Task brief: Extract all data as written.
---- Data extract
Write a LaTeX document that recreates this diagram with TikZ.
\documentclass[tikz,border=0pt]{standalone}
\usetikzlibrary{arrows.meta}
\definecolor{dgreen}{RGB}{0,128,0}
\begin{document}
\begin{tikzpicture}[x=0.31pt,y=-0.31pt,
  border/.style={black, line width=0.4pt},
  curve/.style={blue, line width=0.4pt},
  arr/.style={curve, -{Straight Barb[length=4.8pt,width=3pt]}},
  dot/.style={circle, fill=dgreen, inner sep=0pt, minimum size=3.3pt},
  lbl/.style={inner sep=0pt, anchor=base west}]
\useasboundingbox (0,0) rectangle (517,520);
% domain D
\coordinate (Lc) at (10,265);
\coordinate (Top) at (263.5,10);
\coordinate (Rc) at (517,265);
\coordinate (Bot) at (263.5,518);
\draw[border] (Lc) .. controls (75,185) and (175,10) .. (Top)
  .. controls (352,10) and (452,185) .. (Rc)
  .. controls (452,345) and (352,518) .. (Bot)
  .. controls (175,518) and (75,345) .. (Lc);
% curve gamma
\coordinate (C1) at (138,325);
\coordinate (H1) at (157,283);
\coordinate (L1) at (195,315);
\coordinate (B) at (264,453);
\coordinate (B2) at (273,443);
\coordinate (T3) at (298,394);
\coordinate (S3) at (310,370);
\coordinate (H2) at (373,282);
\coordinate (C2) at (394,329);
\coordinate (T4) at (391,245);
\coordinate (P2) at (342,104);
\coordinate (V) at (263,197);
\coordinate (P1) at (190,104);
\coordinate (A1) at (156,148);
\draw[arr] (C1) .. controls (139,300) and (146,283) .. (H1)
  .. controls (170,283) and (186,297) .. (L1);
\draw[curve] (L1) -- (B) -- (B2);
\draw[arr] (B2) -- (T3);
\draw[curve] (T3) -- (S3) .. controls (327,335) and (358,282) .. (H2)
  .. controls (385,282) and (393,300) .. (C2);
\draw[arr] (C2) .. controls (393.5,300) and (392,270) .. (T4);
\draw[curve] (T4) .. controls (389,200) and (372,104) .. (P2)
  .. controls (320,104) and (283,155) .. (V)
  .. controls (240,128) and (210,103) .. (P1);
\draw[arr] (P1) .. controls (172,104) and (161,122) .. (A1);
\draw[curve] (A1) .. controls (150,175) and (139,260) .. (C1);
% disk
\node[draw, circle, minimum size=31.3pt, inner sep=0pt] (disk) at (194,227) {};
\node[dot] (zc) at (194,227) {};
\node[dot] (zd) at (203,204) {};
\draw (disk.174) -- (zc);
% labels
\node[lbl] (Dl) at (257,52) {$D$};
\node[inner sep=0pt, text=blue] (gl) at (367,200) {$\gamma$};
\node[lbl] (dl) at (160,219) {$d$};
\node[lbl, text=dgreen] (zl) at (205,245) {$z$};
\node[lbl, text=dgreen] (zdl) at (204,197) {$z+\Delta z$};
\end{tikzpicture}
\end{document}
--------
Output for this exercise:
Write a LaTeX document that recreates this diagram with TikZ.
\documentclass[tikz,border=0pt]{standalone}
\usetikzlibrary{arrows.meta}
\definecolor{dgreen}{RGB}{0,128,0}
\begin{document}
\begin{tikzpicture}[x=0.31pt,y=-0.31pt,
  border/.style={black, line width=0.4pt},
  curve/.style={blue, line width=0.4pt},
  arr/.style={curve, -{Straight Barb[length=4.8pt,width=3pt]}},
  dot/.style={circle, fill=dgreen, inner sep=0pt, minimum size=3.3pt},
  lbl/.style={inner sep=0pt, anchor=base west}]
\useasboundingbox (0,0) rectangle (517,520);
% domain D
\coordinate (Lc) at (10,265);
\coordinate (Top) at (263.5,10);
\coordinate (Rc) at (517,265);
\coordinate (Bot) at (263.5,518);
\draw[border] (Lc) .. controls (75,185) and (175,10) .. (Top)
  .. controls (352,10) and (452,185) .. (Rc)
  .. controls (452,345) and (352,518) .. (Bot)
  .. controls (175,518) and (75,345) .. (Lc);
% curve gamma
\coordinate (C1) at (138,325);
\coordinate (H1) at (157,283);
\coordinate (L1) at (195,315);
\coordinate (B) at (264,453);
\coordinate (B2) at (273,443);
\coordinate (T3) at (298,394);
\coordinate (S3) at (310,370);
\coordinate (H2) at (373,282);
\coordinate (C2) at (394,329);
\coordinate (T4) at (391,245);
\coordinate (P2) at (342,104);
\coordinate (V) at (263,197);
\coordinate (P1) at (190,104);
\coordinate (A1) at (156,148);
\draw[arr] (C1) .. controls (139,300) and (146,283) .. (H1)
  .. controls (170,283) and (186,297) .. (L1);
\draw[curve] (L1) -- (B) -- (B2);
\draw[arr] (B2) -- (T3);
\draw[curve] (T3) -- (S3) .. controls (327,335) and (358,282) .. (H2)
  .. controls (385,282) and (393,300) .. (C2);
\draw[arr] (C2) .. controls (393.5,300) and (392,270) .. (T4);
\draw[curve] (T4) .. controls (389,200) and (372,104) .. (P2)
  .. controls (320,104) and (283,155) .. (V)
  .. controls (240,128) and (210,103) .. (P1);
\draw[arr] (P1) .. controls (172,104) and (161,122) .. (A1);
\draw[curve] (A1) .. controls (150,175) and (139,260) .. (C1);
% disk
\node[draw, circle, minimum size=31.3pt, inner sep=0pt] (disk) at (194,227) {};
\node[dot] (zc) at (194,227) {};
\node[dot] (zd) at (203,204) {};
\draw (disk.174) -- (zc);
% labels
\node[lbl] (Dl) at (257,52) {$D$};
\node[inner sep=0pt, text=blue] (gl) at (367,200) {$\gamma$};
\node[lbl] (dl) at (160,219) {$d$};
\node[lbl, text=dgreen] (zl) at (205,245) {$z$};
\node[lbl, text=dgreen] (zdl) at (204,197) {$z+\Delta z$};
\end{tikzpicture}
\end{document}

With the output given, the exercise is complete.